_Given request_
Report the number of lines that include "Rebuild", with no additional text.

_Given records_
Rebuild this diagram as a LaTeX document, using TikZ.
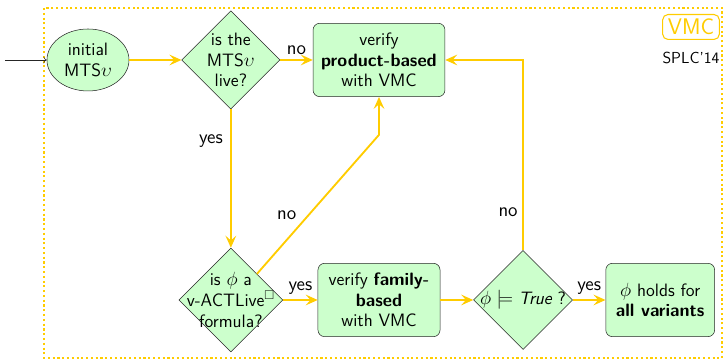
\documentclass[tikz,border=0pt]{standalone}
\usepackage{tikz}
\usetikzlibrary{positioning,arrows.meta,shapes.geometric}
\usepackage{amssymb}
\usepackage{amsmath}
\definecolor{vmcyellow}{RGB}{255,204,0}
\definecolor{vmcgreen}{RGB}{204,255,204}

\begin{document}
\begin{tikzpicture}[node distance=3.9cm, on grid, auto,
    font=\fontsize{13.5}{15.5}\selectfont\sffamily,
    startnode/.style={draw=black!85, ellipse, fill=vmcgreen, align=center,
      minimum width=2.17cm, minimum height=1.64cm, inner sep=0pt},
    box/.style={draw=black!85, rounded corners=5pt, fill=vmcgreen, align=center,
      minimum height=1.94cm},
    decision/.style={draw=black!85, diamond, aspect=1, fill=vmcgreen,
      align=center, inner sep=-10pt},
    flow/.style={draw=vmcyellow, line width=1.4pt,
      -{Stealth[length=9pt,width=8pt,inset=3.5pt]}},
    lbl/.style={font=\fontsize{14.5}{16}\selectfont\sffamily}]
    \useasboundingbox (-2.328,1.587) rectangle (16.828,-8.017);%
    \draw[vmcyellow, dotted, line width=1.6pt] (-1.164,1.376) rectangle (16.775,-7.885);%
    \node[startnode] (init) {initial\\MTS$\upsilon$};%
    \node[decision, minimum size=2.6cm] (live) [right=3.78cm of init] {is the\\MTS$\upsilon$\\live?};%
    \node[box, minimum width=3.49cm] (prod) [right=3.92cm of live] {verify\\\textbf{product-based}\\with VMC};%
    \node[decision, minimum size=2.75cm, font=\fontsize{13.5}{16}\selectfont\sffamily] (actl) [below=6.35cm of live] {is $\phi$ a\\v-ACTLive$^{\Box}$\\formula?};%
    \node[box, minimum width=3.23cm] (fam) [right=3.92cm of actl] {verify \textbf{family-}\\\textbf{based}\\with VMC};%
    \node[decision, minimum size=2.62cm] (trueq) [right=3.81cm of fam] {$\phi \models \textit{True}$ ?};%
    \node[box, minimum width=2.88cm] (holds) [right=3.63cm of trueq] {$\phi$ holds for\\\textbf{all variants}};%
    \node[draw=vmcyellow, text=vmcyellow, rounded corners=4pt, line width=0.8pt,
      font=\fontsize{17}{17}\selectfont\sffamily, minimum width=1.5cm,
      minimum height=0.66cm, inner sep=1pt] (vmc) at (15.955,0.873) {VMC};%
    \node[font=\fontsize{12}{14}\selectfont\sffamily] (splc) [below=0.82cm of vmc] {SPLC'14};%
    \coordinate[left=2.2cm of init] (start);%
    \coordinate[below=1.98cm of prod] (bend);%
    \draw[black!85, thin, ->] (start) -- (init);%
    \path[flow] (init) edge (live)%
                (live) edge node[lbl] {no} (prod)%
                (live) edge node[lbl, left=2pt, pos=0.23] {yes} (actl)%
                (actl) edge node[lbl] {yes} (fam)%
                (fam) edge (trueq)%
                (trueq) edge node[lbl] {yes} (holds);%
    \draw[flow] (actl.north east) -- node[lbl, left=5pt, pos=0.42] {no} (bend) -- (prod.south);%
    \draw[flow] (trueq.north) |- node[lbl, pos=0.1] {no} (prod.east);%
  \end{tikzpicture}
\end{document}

...

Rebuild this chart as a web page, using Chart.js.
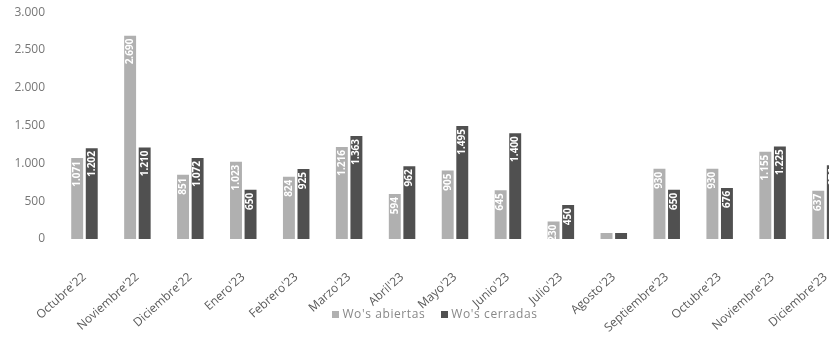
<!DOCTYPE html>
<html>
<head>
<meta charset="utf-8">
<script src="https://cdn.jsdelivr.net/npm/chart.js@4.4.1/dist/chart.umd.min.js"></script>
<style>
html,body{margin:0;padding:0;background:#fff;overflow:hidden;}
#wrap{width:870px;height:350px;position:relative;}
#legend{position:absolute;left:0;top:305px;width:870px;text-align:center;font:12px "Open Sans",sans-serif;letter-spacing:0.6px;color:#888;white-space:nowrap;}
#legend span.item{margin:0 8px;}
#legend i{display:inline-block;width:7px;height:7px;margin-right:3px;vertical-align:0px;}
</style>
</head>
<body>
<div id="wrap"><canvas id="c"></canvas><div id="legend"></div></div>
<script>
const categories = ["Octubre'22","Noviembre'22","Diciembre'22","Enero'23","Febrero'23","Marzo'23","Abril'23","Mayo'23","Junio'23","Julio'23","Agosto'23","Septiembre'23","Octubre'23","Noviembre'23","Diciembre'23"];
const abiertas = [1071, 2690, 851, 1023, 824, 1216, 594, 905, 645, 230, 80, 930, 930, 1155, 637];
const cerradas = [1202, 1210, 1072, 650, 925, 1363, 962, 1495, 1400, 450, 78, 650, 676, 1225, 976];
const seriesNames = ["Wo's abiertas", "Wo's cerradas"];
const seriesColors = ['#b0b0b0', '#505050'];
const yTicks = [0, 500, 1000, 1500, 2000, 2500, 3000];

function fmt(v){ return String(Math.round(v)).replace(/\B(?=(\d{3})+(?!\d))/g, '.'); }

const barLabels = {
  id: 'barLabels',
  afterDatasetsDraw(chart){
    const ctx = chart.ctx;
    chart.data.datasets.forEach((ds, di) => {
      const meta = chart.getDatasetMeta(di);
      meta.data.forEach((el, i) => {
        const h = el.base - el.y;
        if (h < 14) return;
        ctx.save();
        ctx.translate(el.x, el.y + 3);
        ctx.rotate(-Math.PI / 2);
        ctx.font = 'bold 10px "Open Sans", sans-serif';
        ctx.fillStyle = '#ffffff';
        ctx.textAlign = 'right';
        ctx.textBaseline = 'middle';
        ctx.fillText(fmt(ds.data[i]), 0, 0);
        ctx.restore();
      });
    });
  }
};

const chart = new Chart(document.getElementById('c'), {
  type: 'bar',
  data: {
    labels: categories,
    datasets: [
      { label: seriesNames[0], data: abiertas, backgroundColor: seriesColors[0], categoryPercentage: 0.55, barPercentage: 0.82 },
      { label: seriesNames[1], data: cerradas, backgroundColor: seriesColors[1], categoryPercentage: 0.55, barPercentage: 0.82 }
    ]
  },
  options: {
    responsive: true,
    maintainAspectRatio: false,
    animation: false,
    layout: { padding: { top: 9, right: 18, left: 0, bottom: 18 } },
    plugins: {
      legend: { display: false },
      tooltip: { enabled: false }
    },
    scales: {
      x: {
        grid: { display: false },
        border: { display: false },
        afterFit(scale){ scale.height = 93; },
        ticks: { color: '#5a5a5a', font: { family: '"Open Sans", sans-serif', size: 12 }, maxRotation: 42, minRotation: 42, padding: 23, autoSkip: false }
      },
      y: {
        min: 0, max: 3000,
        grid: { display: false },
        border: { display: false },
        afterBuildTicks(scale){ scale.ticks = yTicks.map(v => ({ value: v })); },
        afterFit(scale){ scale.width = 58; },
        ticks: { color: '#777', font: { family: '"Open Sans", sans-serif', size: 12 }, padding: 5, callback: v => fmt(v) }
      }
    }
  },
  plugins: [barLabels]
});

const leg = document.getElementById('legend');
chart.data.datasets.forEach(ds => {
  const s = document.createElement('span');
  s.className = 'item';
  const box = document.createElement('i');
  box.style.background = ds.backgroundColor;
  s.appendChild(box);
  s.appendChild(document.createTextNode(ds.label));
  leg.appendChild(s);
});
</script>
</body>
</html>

_Result_
2